A couple of different ways you could handle this. But the best thing is to get to a place where you do not care about her or what she says AT ALL. It would be good if you could consider her mentally ill and an object of pity. But, since that's asking a lot, then just respond to her bluntly and directly. "I'm here to see her not you!" can get a response like "Well, unfortunately for you, she lives with me. And it's important to us -- and non-negotiable -- that she sees her grandmother treating her mother with respect." If her comment was unprovoked, then say "Larla, nobody asked you who you are here to see." Keep calm and polite, like you would talk to a stranger or a tantrumy child. "Larla, you seem cranky. Maybe you need a snack/nap." Don't let her get to you, and don't let her see that she's getting to you. If she gets to you, in her mind she has won. If you don't care and don't let her get to you, then you have won.
Anonymous
If your entire relationship is nothing but snarky zingers back and forth, your child will be caught in the middle. I doubt that’s the example of family relationships that you want.

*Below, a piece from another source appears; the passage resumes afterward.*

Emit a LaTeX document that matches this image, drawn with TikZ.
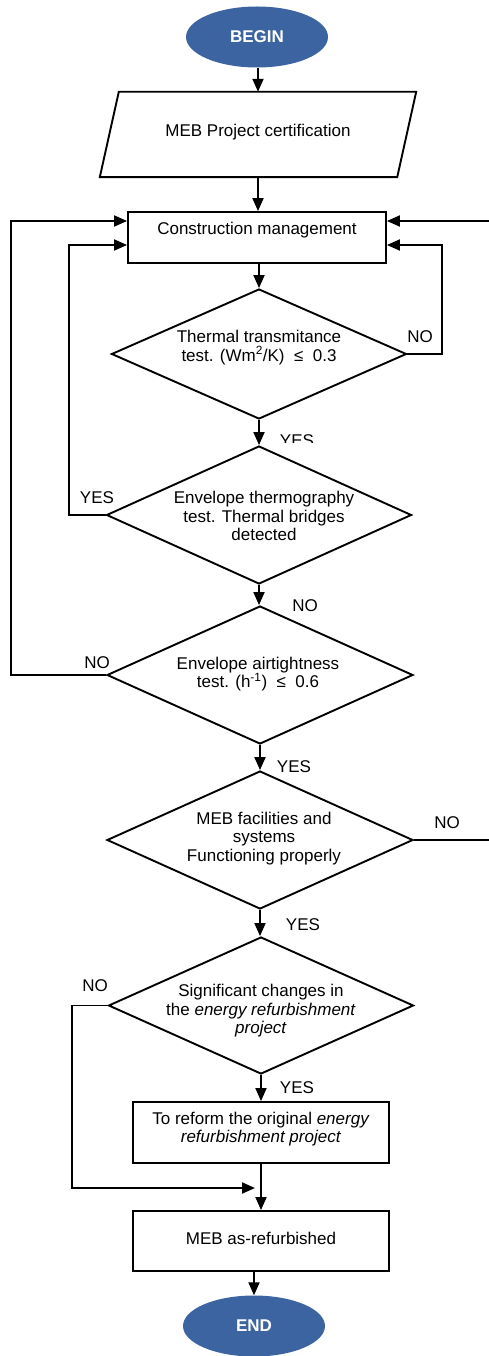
\documentclass[tikz,border=0pt]{standalone}
\usepackage{fontspec}
\setmainfont{Liberation Sans}
\setsansfont{Liberation Sans}
\usetikzlibrary{shapes.geometric,arrows.meta}
\definecolor{termblue}{RGB}{59,100,160}
\begin{document}
\begin{tikzpicture}[x=1pt,y=-1pt, font=\fontsize{17}{18.5}\selectfont,
  ln/.style={line width=1.9pt, line join=miter},
  arr/.style={ln, -{Triangle[length=13pt,width=11pt]}},
  term/.style={ellipse, fill=termblue, draw=none, minimum width=142pt, minimum height=61pt, inner sep=0pt, text=white, font=\fontsize{17}{18.5}\selectfont\bfseries},
  proc/.style={rectangle, draw, line width=1.9pt, minimum width=256pt, inner sep=0pt},
  dec/.style={diamond, draw, line width=1.9pt, inner sep=0pt},
  io/.style={rectangle, minimum width=297pt, minimum height=85pt, inner sep=0pt},
  lab/.style={inner sep=0pt, align=center}
]
\clip (0,0) rectangle (489,1356);
\fill[white] (0,0) rectangle (489,1356);

% nodes
\node[term] (begin) at (257,37) {BEGIN};
\node[io, label={[lab,yshift=2.5pt]center:MEB Project certification}] (cert) at (258,134.5) {};
\draw[ln] ([xshift=9.5pt]cert.north west) -- ([xshift=9.5pt]cert.north east)
  -- ([xshift=-9.5pt]cert.south east) -- ([xshift=-9.5pt]cert.south west) -- cycle;
\node[proc, minimum width=258pt, minimum height=51pt,
  label={[lab,yshift=7.5pt]center:Construction management}] (cm) at (257,237.5) {};
\node[dec, minimum width=295pt, minimum height=130pt,
  label={[lab,yshift=6.5pt]center:{Thermal transmitance\\test. (Wm\textsuperscript{2}/K) \ ≤ \ 0.3}}] (d1) at (259,354) {};
\node[dec, minimum width=305pt, minimum height=138pt,
  label={[lab,xshift=5pt,yshift=-1pt]center:{Envelope thermography\\test. Thermal bridges\\detected}}] (d2) at (259,515) {};
\node[dec, minimum width=306pt, minimum height=138pt,
  label={[lab,xshift=-2pt,yshift=1pt]center:{Envelope airtightness\\test. (h\textsuperscript{-1}) \ ≤ \ 0.6}}] (d3) at (260,675) {};
\node[dec, minimum width=306pt, minimum height=138pt,
  label={[lab,xshift=4pt,yshift=1.5pt]center:{MEB facilities and\\systems\\Functioning properly}}] (d4) at (260,840) {};
\node[dec, minimum width=305pt, minimum height=137pt,
  label={[lab,yshift=-5.5pt]center:{Significant changes in\\the \textit{energy refurbishment}\\\textit{project}}}] (d5) at (261,1005.5) {};
\node[proc, minimum height=61pt,
  label={[lab,yshift=3.5pt]center:{To reform the original \textit{energy}\\\textit{refurbishment project}}}] (reform) at (261,1132.5) {};
\node[proc, minimum height=60pt,
  label={[lab,yshift=3pt]center:MEB as-refurbished}] (mebr) at (261,1241) {};
\node[term] (end) at (254,1326) {END};

% helper coordinates
\coordinate (ri) at (442,245);
\coordinate (li) at (69,245);
\coordinate (lo) at (11,221);
\coordinate (ro) at (496,221);
\coordinate (lb) at (72,1188);

% main flow
\draw[arr] (begin.south -| cert.north) -- (cert.north);
\draw[arr] (cert.south) -- (cert.south |- cm.north);
\draw[arr] (cm.south -| d1.north) -- (d1.north);
\draw[arr] (d1.south) -- (d2.north);
\draw[arr] (d2.south) -- (d2.south |- d3.north);
\draw[arr] (d3.south) -- (d3.south |- d4.north);
\draw[arr] (d4.south) -- (d4.south |- d5.north);
\draw[arr] (d5.south) -- (d5.south |- reform.north);
\draw[arr] (reform.south) -- (mebr.north);
\draw[arr] (end.north |- mebr.south) -- (end.north);

% loops
\draw[arr] (d1.east) -| (ri) -- (ri -| cm.east);
\draw[arr] (d2.west) -| (li) -- (li -| cm.west);
\draw[arr] (d3.west) -| (lo) -- (lo -| cm.west);
\draw[arr] (d4.east) -| (ro) -- (ro -| cm.east);
\draw[arr] (d5.west) -| (lb) -- ([xshift=-6pt]lb -| mebr.north);

% branch labels
\node[lab] (no1) at (420,337) {NO};
\begin{scope}
  \clip (270,420) rectangle (330,442);
  \node[lab] (yes1) at (297,440.5) {YES};
\end{scope}
\node[lab] (yes2) at (97,498) {YES};
\node[lab] (no2) at (305,606) {NO};
\node[lab] (no3) at (97,663) {NO};
\node[lab] (yes3) at (294,767) {YES};
\node[lab] (no4) at (447,823) {NO};
\node[lab] (yes4) at (303,925) {YES};
\node[lab] (no5) at (95,986) {NO};
\node[lab] (yes5) at (297,1088) {YES};
\end{tikzpicture}
\end{document}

Boundaries are what you need and then religiously defend them. Leave the room/house/restaurant. If she only attacks you when the two of you are alone, refuse to be alone with her and tell everybody why. If your husband won’r or can’t back you up, you have a husband problem.
Anonymous
agree
Anonymous
Anonymous wrote:If your entire relationship is nothing but snarky zingers back and forth, your child will be caught in the middle. I doubt that’s the example of family relationships that you want.

Boundaries are what you need and then religiously defend them. Leave the room/house/restaurant. If she only attacks you when the two of you are alone, refuse to be alone with her and tell everybody why. If your husband won’r or can’t back you up, you have a husband problem.


The problem is that MIL has everything in the world to be grateful for, but if she thinks someone has it better than her, then hell hath no fury. MIL needs to be ignored, or laughed at, not entertained.